What changed
Previously, both the sale and cover legs of short-sale transactions in government securities had to be executed on the NDS-OM platform. Now, only the sale leg must be on NDS-OM; the cover leg can be done outside NDS-OM, such as through telephone deals or primary market purchases.
What it means for you
Banks and primary dealers gain more flexibility to manage short positions, potentially reducing transaction costs and improving liquidity in the G-sec market. However, they must strengthen internal controls to ensure short-sale limits are not breached, as cover operations can now occur across multiple venues.
What you must do
- Update internal policies to reflect that cover leg of short sales can be executed outside NDS-OM, including telephone market or primary issuance.
- Enhance monitoring systems to track short-sale limits across both NDS-OM and non-NDS-OM cover transactions.
- Train treasury and dealing teams on the revised guidelines to ensure compliance with sale leg restrictions.
- Review and document internal controls to prevent limit breaches given the expanded execution venues.
Who it affects
All Scheduled Commercial Banks (except RRBs), Primary Dealers
Can we now execute the entire short-sale transaction outside NDS-OM?
No.

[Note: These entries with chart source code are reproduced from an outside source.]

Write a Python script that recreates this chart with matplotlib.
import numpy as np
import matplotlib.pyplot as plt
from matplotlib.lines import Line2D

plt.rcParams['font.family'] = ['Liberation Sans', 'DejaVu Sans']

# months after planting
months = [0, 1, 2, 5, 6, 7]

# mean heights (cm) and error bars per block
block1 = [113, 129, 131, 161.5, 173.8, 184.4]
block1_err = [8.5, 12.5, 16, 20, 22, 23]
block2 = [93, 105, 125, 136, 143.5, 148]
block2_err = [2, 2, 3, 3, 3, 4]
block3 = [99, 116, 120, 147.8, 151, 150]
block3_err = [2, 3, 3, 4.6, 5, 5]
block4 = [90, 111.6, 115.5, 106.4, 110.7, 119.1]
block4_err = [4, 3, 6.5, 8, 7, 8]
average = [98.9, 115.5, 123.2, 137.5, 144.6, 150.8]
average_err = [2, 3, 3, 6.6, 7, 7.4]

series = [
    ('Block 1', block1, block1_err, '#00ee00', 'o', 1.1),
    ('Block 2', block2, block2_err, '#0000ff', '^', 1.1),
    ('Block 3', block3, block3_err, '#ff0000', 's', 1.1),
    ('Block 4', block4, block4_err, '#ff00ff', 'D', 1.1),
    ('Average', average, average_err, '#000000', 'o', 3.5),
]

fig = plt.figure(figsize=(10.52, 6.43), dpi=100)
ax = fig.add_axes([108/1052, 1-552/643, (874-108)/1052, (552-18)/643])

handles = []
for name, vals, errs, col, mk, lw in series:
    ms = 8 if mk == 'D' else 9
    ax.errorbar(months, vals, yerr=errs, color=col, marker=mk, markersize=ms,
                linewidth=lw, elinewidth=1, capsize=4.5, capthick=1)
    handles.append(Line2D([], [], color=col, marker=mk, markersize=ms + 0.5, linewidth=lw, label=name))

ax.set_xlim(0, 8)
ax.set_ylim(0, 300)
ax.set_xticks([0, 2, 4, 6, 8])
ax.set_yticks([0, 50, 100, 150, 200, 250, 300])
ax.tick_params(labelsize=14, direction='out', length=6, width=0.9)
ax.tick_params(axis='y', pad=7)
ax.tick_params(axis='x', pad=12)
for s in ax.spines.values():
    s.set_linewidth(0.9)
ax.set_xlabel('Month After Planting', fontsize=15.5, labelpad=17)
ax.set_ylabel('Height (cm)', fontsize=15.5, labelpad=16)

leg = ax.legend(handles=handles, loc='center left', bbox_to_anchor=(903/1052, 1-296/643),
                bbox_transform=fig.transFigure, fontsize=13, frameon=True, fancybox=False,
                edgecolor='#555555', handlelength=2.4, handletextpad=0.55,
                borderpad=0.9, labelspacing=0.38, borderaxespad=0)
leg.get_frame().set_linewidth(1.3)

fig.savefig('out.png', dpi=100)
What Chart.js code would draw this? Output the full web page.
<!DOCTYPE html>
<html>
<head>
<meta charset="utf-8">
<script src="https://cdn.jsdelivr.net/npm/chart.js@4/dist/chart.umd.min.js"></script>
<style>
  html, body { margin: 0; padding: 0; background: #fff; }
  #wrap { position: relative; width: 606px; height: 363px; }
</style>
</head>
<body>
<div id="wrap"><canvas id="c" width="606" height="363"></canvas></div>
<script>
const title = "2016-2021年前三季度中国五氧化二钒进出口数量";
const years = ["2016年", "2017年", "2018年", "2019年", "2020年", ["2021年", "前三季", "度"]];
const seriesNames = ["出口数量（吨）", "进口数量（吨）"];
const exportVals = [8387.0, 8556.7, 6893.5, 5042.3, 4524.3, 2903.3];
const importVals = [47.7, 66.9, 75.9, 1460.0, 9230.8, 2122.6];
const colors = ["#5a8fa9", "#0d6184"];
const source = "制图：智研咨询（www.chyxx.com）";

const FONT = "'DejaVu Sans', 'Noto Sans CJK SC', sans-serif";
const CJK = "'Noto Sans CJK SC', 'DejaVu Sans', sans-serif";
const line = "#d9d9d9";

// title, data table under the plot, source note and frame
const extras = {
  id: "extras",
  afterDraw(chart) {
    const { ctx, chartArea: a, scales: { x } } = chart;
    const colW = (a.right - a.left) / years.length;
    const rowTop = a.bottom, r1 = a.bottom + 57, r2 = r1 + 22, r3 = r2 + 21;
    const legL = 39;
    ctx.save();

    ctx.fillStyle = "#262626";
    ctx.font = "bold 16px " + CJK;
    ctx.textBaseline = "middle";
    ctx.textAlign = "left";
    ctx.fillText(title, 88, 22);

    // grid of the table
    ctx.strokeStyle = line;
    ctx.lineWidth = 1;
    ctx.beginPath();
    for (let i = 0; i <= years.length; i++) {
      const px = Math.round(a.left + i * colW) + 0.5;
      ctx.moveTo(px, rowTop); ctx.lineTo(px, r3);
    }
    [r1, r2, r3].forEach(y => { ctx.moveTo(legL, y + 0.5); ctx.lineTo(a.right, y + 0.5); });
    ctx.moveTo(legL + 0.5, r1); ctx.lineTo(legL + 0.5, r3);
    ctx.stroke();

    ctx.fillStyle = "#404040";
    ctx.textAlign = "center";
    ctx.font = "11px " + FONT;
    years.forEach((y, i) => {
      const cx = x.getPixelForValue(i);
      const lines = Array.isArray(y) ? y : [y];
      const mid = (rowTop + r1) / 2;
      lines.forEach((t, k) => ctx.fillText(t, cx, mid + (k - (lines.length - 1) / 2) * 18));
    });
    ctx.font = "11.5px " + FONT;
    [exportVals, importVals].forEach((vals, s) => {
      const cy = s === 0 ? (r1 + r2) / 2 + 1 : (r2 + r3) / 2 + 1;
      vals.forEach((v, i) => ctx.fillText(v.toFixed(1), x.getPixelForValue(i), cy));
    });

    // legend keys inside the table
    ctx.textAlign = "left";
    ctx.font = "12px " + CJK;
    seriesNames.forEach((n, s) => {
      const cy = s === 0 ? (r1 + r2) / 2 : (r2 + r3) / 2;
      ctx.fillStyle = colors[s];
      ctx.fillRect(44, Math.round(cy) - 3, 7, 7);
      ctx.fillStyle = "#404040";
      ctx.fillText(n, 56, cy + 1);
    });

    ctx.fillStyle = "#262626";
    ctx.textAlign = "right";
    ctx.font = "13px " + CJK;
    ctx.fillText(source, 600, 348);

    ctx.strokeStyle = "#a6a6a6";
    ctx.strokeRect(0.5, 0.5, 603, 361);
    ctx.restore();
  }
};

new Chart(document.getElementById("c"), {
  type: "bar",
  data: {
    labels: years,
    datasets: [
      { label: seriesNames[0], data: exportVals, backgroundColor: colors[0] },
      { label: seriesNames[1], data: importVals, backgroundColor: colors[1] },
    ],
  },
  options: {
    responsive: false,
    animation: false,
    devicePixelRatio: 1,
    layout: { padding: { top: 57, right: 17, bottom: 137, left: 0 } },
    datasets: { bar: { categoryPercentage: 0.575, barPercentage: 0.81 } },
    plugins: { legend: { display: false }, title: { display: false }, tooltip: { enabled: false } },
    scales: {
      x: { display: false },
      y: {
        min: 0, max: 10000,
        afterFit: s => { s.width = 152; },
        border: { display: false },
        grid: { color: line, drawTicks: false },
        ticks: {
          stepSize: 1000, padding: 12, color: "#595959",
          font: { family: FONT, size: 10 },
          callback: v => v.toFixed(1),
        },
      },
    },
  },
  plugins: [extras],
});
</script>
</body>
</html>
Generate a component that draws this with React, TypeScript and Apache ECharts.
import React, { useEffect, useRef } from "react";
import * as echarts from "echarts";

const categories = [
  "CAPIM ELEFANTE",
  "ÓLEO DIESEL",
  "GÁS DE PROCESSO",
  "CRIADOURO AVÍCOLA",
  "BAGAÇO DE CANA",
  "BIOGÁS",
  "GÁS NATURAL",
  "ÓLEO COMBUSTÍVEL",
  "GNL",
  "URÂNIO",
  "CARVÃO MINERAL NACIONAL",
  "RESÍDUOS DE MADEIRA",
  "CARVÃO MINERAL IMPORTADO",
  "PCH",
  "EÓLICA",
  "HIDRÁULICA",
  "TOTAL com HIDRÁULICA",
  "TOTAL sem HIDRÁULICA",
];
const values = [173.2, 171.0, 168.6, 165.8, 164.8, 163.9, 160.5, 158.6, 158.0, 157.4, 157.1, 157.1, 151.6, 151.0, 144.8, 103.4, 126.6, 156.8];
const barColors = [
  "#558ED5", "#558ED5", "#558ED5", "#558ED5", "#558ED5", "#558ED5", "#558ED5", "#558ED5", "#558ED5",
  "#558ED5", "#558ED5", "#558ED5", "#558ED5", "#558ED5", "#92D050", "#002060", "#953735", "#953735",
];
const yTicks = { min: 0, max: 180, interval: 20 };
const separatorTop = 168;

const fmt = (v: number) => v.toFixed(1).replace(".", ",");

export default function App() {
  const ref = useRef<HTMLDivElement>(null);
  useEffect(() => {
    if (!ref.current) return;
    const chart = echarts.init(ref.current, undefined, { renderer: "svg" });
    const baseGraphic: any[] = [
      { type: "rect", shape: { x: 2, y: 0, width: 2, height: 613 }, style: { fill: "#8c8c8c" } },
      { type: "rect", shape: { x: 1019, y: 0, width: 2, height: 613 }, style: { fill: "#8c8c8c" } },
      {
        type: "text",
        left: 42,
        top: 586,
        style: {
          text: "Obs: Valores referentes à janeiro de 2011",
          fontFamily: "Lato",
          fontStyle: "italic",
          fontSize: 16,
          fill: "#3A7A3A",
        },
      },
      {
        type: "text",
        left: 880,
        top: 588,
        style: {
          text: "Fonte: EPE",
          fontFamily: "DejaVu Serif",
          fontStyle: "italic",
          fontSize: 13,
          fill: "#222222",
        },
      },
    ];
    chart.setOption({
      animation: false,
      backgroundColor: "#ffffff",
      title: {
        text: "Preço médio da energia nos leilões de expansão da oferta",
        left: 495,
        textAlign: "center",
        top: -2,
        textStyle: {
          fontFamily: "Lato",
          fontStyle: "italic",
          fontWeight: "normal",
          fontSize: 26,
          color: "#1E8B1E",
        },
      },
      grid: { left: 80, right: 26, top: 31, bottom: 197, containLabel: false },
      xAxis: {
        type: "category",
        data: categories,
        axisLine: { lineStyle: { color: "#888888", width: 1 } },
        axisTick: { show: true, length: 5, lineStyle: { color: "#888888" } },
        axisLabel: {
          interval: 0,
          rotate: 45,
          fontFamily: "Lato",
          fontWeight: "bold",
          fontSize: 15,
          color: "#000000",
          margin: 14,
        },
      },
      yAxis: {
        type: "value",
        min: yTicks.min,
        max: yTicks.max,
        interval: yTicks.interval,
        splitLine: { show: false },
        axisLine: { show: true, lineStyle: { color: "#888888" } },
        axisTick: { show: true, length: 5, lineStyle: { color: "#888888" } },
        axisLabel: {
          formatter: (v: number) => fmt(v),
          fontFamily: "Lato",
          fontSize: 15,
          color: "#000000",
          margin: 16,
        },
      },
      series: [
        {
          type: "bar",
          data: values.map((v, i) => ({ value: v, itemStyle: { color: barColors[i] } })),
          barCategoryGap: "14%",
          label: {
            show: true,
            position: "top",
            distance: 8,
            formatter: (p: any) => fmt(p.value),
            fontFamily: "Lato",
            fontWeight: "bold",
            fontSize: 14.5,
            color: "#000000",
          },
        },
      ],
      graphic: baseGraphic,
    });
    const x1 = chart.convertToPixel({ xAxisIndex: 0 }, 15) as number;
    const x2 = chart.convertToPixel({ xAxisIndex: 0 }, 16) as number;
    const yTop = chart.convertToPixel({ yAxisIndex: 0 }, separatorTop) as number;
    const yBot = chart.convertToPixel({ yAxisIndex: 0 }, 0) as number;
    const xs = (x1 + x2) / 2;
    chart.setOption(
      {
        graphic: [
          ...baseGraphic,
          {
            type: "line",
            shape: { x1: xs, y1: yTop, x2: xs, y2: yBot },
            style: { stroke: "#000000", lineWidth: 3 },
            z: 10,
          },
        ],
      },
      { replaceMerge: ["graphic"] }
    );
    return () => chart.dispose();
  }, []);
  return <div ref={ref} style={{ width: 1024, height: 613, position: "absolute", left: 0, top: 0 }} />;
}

Only the cover leg (buying back to close the short position) can be done outside NDS-OM. The initial sale leg must still be executed on the NDS-OM platform.
What are the permissible venues for the cover leg?
The cover leg can be done on NDS-OM, outside NDS-OM (e.g., telephone market), or through purchases in primary issuance of government securities.
Do the earlier short-sale limits and time periods still apply?
Yes. All other terms and conditions from previous circulars, including the five-trading-day limit for short positions, remain unchanged.